Some words by Zadie Smith at the New Yorker remembering Philp Roth and human complexity. You can read the whole thing here:
“For Roth, literature was not a tool of any description. It was the venerated thing in itself. He loved fiction and (unlike so many half or three-quarter writers) was never ashamed of it. He loved it in its irresponsibility, in its comedy, in its vulgarity, and its divine independence. He never confused it with other things made of words, like statements of social justice or personal rectitude, journalism or political speeches, all of which are vital and necessary for lives we live outside of fiction, but none of which are fiction, which is a medium that must always allow itself, as those other forms often can’t, the possibility of expressing intimate and inconvenient truths.

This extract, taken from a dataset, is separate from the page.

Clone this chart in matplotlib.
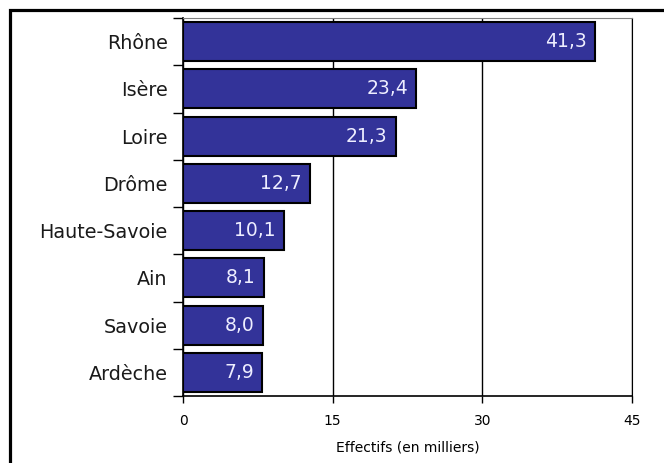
import matplotlib.pyplot as plt
import numpy as np
from matplotlib.patches import Rectangle

departements = ["Rhône", "Isère", "Loire", "Drôme", "Haute-Savoie", "Ain", "Savoie", "Ardèche"]
effectifs = [41.3, 23.4, 21.3, 12.7, 10.1, 8.1, 8.0, 7.9]
x_ticks = [0, 15, 30, 45]

plt.rcParams['font.family'] = ['DejaVu Sans']

fig = plt.figure(figsize=(6.64, 4.63), dpi=100)
ax = fig.add_axes([183 / 664, 1 - 396 / 463, 449 / 664, 378 / 463])

pos = np.arange(len(departements))
bars = ax.barh(pos, effectifs, height=0.83, color="#333399", edgecolor="black", linewidth=1.5, zorder=3)

for y, v in zip(pos, effectifs):
    ax.text(v - 0.8, y, f"{v:.1f}".replace(".", ","), ha="right", va="center",
            color="#eeeeff", fontsize=13.5, zorder=4)

ax.set_xlim(0, 45)
ax.set_ylim(len(departements) - 0.5, -0.5)
ax.set_xticks(x_ticks)
ax.set_xticklabels([str(t) for t in x_ticks], fontsize=10)
ax.set_yticks(pos)
ax.set_yticklabels(departements, fontsize=13.8, color="#1a1a1a")
ax.set_yticks(np.arange(len(departements) + 1) - 0.5, minor=True)
ax.tick_params(axis="y", which="major", length=0, pad=11)
ax.tick_params(axis="y", which="minor", length=7, width=1, direction="out")
ax.tick_params(axis="x", length=5, width=1, direction="out", pad=8)
ax.xaxis.grid(True, color="black", linewidth=1, zorder=0)
ax.set_xlabel("Effectifs (en milliers)", fontsize=10, labelpad=9)

for s in ["left", "bottom"]:
    ax.spines[s].set_linewidth(1.2)
ax.spines["top"].set_color("#808080")
ax.spines["right"].set_color("black")

# cadre extérieur
fig.patches.append(Rectangle((9.5 / 664, -0.1), 1.2, 1 - 9.5 / 463 + 0.1, transform=fig.transFigure,
                             fill=False, edgecolor="black", linewidth=2.3))

fig.savefig("out.png", dpi=100)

Roth was an unusually patriotic writer, but his love for his country never outweighed or obscured his curiosity about it. He always wanted to know America, in its beauty and its utter brutality, and to see it in the round: the noble ideals, the bloody reality. A thing did not have to be perfect to engage him, and that went double for people, which, in Roth’s world, always really meant characters. The admixture of the admirable and the perverse that exists in people, the ideal and the absurd, the beautiful and the ugly, is what he knew and understood and always forgave, even if the people he so recorded did not always forgive him for noticing. It would probably drive him nuts to be told there was something ancient and rabbinical in this attraction to paradox and imperfection, but I’m going to say it anyway.”